Linking Normlessness and Value Change in the Post-Communist World
Författare
Summary, in English
The apparent realities of the communist dystopia lead to specific expectations from the transition to capitalism: the replacement of communism should cause not only a boon in human happiness, but also a resurgence of social life. Two types of observations in the past 20 years challenge these expectations. First, people from former-communist countries are often nostalgic and pessimistic when discussing changes in social relationships, friendships, family, and social engagement. Many lament the perceived decay of relationships due to a claimed growth in egoism, materialism, working hours, and moving abroad. Such stories suggest that people may have come to devalue the interpersonal social sphere during the transition years. In addition to these changes in values, there is evidence for enhanced normlessness. An example is the steep increase in murder, suicide, alcoholism, and juvenile delinquency in many post-socialist societies. However, these two observations, changing values and social disorder, have not been fully integrated, whether theoretically or empirically. As a first step toward alleviating this, the present article connects both of these changes to the reintroduction of a capitalist economic structure.
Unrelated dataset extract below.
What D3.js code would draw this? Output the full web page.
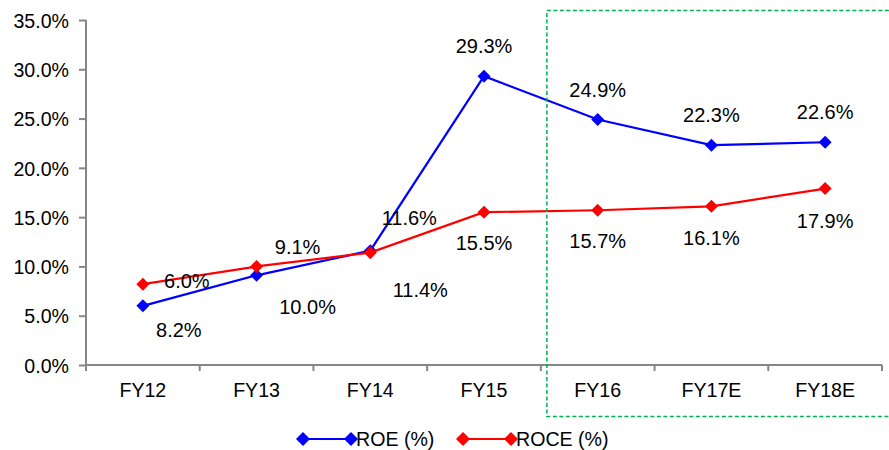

Post-communist social disorder, such as deviance, can be explained if the free-market transformation weakened social values and thereby undermined the informal social control which depends on these values. This article will, in two steps, empirically investigate this proposition. First, it will ask whether the transformation to capitalist culture has resulted in individualized values that challenge informal social control. Second, this new latency of sociality will be linked to normlessness.